> Material provided:
# # # # #

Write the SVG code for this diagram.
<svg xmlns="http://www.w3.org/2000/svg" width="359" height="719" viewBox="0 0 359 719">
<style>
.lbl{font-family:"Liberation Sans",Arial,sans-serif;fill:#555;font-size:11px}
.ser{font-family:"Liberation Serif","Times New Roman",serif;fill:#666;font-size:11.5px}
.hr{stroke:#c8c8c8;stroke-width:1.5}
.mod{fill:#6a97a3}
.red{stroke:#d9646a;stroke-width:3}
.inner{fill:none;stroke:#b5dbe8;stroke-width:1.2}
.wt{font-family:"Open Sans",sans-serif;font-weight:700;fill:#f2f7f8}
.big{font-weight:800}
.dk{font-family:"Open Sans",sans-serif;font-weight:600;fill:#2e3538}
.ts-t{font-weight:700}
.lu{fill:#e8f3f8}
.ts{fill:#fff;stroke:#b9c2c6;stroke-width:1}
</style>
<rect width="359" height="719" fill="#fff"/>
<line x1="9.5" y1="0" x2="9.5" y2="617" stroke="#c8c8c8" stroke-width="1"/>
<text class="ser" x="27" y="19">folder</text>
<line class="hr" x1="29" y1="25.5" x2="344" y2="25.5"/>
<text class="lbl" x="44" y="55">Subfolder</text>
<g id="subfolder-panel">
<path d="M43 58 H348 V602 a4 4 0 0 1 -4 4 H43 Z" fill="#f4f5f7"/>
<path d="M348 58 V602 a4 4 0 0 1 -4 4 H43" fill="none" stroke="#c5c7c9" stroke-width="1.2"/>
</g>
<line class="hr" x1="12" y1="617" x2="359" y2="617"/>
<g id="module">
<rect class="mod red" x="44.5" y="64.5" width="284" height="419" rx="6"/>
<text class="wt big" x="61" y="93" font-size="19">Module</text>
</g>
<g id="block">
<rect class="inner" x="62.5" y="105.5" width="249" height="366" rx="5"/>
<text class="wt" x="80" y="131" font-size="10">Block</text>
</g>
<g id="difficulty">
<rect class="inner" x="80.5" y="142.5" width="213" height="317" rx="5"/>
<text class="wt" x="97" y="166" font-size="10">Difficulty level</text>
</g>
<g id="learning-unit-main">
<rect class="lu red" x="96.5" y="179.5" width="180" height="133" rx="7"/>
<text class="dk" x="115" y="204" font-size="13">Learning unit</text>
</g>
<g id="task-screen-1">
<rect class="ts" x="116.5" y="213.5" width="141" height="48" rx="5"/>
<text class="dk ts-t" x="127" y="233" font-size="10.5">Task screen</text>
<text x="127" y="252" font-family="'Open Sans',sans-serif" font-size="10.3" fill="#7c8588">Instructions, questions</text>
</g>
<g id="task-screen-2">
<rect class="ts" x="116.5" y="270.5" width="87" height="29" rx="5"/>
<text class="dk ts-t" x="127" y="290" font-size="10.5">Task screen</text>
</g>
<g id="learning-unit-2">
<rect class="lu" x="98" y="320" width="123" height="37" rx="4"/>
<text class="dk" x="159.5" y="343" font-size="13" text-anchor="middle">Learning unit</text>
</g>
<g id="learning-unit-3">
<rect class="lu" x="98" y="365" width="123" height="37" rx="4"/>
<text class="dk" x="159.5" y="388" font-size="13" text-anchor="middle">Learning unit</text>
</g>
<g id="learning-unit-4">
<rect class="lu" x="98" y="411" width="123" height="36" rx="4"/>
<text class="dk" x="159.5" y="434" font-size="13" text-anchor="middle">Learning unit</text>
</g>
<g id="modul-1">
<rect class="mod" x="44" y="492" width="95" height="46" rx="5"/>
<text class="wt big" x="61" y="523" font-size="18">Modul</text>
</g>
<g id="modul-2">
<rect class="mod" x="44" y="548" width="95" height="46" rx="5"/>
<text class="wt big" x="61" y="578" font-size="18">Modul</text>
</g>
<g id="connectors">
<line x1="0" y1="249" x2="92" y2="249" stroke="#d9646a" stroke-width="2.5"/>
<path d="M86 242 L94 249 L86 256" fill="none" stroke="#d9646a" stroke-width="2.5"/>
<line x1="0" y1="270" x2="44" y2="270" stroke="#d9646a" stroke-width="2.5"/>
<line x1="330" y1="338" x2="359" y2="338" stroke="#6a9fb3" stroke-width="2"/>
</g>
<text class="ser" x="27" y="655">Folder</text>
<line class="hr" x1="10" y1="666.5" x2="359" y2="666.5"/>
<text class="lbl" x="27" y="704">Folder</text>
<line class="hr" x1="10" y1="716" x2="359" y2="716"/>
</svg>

# # # # #

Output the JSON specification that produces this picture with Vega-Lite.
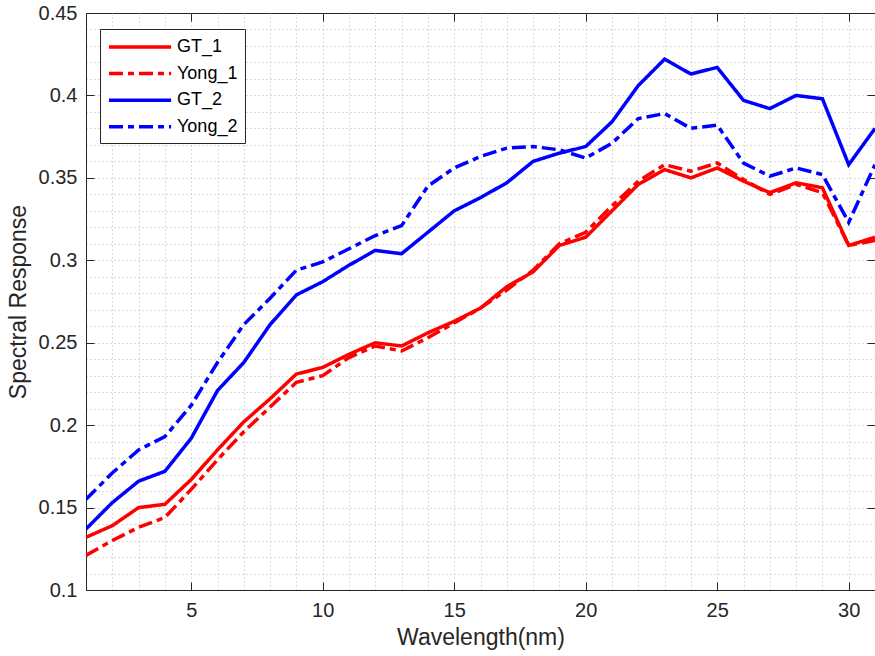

# # # # #

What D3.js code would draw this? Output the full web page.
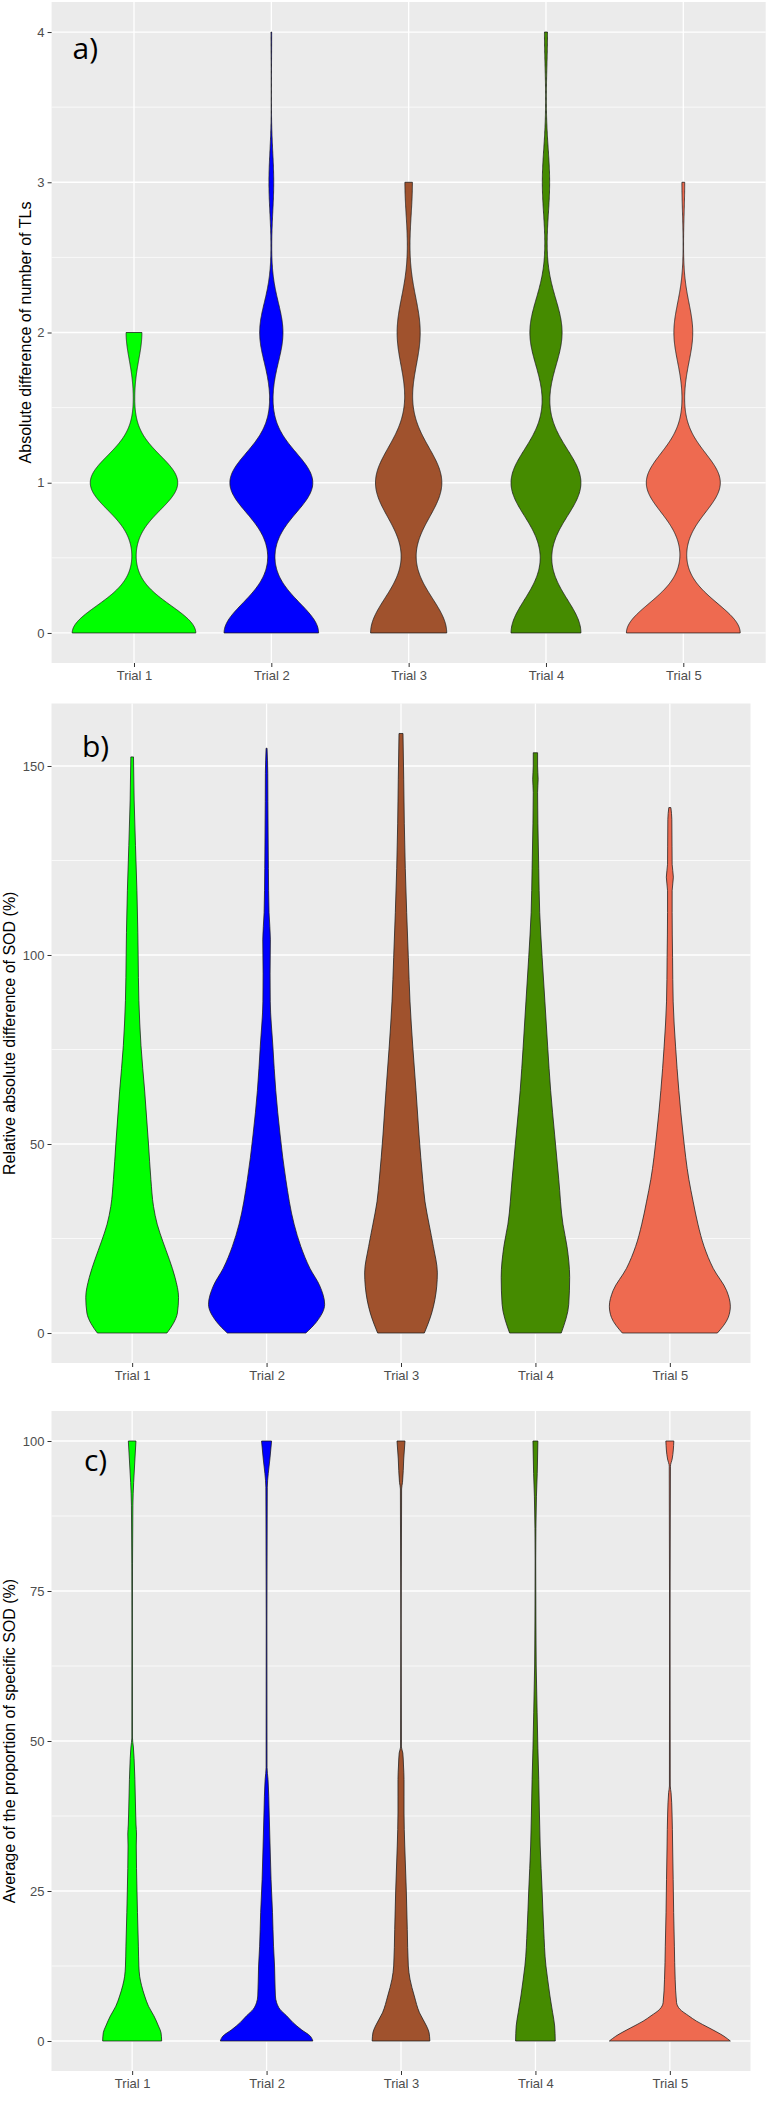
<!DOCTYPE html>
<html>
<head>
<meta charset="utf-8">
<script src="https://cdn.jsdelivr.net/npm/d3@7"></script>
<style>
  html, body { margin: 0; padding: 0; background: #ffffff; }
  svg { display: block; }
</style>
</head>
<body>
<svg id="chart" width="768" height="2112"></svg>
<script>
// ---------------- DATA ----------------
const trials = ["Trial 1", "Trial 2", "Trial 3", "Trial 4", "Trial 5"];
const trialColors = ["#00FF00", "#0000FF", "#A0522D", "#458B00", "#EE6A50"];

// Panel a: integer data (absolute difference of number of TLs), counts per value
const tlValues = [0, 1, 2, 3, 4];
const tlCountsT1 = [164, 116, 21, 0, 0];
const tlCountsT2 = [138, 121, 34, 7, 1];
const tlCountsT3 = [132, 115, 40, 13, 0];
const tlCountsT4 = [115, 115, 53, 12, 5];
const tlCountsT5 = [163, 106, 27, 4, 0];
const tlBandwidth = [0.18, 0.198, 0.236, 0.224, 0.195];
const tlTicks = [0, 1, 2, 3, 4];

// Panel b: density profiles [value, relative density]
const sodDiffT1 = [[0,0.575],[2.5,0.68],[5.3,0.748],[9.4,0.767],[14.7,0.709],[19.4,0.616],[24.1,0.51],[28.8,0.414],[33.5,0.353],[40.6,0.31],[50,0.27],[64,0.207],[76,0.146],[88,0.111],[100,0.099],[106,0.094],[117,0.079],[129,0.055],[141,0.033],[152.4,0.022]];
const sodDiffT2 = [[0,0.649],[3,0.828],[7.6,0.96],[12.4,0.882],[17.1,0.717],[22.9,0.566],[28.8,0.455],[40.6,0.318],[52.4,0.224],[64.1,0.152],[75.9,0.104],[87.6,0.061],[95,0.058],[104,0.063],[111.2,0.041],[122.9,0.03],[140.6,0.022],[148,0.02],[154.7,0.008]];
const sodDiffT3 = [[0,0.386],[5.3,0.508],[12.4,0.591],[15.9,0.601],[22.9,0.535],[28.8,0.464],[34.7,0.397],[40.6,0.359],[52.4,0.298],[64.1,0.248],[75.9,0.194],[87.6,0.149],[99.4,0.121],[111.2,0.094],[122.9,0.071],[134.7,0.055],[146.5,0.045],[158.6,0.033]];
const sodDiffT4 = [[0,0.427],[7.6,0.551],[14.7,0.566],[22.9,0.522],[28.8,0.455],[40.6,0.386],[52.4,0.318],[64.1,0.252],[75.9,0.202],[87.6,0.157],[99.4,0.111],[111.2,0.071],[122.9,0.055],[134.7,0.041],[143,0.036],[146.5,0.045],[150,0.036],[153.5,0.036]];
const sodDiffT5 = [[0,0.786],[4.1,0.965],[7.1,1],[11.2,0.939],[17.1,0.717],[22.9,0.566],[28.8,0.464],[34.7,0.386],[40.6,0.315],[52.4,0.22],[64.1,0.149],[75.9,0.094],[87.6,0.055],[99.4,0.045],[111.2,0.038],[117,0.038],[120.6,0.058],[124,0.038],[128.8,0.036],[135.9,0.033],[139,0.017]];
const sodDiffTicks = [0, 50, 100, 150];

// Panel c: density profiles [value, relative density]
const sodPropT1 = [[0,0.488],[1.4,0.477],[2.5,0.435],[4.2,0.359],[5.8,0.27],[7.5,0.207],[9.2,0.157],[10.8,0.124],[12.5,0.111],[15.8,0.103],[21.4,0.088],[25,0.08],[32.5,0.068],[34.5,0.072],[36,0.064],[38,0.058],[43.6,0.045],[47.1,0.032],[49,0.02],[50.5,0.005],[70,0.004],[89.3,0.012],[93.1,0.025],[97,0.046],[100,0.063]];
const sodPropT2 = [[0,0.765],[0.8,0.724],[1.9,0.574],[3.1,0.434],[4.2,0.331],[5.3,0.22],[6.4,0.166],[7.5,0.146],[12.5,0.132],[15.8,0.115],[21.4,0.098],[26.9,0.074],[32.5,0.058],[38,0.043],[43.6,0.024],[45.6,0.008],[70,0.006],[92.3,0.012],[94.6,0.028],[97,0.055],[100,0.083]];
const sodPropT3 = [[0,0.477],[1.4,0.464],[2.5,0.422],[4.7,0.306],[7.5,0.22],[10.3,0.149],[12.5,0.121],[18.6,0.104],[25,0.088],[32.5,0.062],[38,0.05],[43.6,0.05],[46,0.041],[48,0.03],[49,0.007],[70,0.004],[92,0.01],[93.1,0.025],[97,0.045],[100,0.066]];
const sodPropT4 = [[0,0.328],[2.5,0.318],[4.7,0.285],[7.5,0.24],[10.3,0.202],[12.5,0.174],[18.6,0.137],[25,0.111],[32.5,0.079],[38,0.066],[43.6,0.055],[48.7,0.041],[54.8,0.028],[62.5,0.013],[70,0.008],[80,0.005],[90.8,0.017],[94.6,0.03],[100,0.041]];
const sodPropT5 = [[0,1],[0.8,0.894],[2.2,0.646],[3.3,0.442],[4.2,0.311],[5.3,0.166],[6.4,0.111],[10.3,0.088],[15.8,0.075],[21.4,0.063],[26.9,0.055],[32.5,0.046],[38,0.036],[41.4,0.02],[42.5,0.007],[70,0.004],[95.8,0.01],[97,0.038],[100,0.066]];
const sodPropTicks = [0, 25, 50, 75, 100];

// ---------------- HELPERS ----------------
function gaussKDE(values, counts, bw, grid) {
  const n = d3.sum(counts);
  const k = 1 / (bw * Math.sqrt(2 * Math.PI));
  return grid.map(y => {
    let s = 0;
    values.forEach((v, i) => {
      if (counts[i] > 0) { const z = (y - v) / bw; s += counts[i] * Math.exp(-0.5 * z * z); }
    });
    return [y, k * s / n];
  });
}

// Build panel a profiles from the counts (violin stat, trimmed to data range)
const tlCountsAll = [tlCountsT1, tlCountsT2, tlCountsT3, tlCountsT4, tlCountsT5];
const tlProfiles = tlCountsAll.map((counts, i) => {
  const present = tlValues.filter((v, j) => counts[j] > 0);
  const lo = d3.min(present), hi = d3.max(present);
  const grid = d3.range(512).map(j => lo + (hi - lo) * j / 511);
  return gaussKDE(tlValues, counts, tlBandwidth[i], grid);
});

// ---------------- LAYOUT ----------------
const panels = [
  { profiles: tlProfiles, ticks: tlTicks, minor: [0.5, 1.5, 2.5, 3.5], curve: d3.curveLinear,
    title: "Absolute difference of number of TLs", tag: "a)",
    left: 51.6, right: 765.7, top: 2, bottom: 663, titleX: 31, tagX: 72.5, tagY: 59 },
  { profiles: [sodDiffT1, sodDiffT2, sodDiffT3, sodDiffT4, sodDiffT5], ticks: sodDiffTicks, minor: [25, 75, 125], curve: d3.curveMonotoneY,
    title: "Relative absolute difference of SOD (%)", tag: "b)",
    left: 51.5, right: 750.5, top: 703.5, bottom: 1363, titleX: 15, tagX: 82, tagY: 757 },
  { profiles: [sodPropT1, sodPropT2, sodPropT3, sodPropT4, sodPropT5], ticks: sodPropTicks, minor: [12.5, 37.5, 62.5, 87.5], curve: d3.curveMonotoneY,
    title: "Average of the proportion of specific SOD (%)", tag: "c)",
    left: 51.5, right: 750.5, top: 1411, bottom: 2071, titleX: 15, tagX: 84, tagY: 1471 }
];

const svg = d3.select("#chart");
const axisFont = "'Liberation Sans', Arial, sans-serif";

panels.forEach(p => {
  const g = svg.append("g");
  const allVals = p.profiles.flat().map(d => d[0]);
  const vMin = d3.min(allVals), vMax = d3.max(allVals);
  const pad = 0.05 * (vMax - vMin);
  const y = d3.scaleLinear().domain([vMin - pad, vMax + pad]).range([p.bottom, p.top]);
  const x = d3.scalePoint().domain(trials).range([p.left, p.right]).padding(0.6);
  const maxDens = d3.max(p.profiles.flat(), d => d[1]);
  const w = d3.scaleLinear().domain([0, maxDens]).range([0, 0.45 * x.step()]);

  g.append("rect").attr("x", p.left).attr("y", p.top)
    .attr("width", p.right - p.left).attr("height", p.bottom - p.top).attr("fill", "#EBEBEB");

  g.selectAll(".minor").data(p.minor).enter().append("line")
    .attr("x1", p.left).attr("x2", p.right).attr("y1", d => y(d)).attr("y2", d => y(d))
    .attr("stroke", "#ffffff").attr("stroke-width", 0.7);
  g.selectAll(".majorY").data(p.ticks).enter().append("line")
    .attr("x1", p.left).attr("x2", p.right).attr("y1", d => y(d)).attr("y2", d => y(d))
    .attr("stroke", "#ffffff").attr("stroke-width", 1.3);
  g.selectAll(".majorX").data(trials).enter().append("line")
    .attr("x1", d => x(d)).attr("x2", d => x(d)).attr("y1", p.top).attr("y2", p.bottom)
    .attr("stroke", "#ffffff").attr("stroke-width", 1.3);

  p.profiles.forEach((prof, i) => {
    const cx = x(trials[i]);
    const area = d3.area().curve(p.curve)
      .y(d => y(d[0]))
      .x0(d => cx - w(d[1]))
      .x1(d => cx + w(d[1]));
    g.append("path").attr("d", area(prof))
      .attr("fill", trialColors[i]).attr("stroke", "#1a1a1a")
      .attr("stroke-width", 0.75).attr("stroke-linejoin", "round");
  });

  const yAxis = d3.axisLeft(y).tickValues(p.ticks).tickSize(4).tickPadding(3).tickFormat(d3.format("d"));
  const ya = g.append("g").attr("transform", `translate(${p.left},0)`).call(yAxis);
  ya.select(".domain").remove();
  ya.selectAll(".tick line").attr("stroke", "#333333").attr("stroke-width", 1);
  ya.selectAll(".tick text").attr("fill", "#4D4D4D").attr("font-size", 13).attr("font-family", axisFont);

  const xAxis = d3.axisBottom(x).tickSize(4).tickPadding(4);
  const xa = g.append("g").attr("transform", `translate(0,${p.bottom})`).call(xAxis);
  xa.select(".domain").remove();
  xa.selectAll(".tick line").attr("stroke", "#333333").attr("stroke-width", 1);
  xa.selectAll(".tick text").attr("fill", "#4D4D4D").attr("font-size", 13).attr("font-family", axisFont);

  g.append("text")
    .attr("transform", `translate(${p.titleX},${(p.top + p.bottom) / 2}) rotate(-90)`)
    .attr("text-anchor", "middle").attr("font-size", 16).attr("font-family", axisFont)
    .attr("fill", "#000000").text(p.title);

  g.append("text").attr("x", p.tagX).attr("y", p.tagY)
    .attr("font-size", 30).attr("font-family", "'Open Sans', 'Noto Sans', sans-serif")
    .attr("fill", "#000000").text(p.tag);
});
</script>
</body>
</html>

# # # # #

> Work to complete:
Give back, unchanged, each line from the one containing "What D3.js code" through the one containing "const tlTicks = [0, 1, 2, 3, 4];". Pictures are to be left out.

> Answer for the task:
What D3.js code would draw this? Output the full web page.
<!DOCTYPE html>
<html>
<head>
<meta charset="utf-8">
<script src="https://cdn.jsdelivr.net/npm/d3@7"></script>
<style>
  html, body { margin: 0; padding: 0; background: #ffffff; }
  svg { display: block; }
</style>
</head>
<body>
<svg id="chart" width="768" height="2112"></svg>
<script>
// ---------------- DATA ----------------
const trials = ["Trial 1", "Trial 2", "Trial 3", "Trial 4", "Trial 5"];
const trialColors = ["#00FF00", "#0000FF", "#A0522D", "#458B00", "#EE6A50"];

// Panel a: integer data (absolute difference of number of TLs), counts per value
const tlValues = [0, 1, 2, 3, 4];
const tlCountsT1 = [164, 116, 21, 0, 0];
const tlCountsT2 = [138, 121, 34, 7, 1];
const tlCountsT3 = [132, 115, 40, 13, 0];
const tlCountsT4 = [115, 115, 53, 12, 5];
const tlCountsT5 = [163, 106, 27, 4, 0];
const tlBandwidth = [0.18, 0.198, 0.236, 0.224, 0.195];
const tlTicks = [0, 1, 2, 3, 4];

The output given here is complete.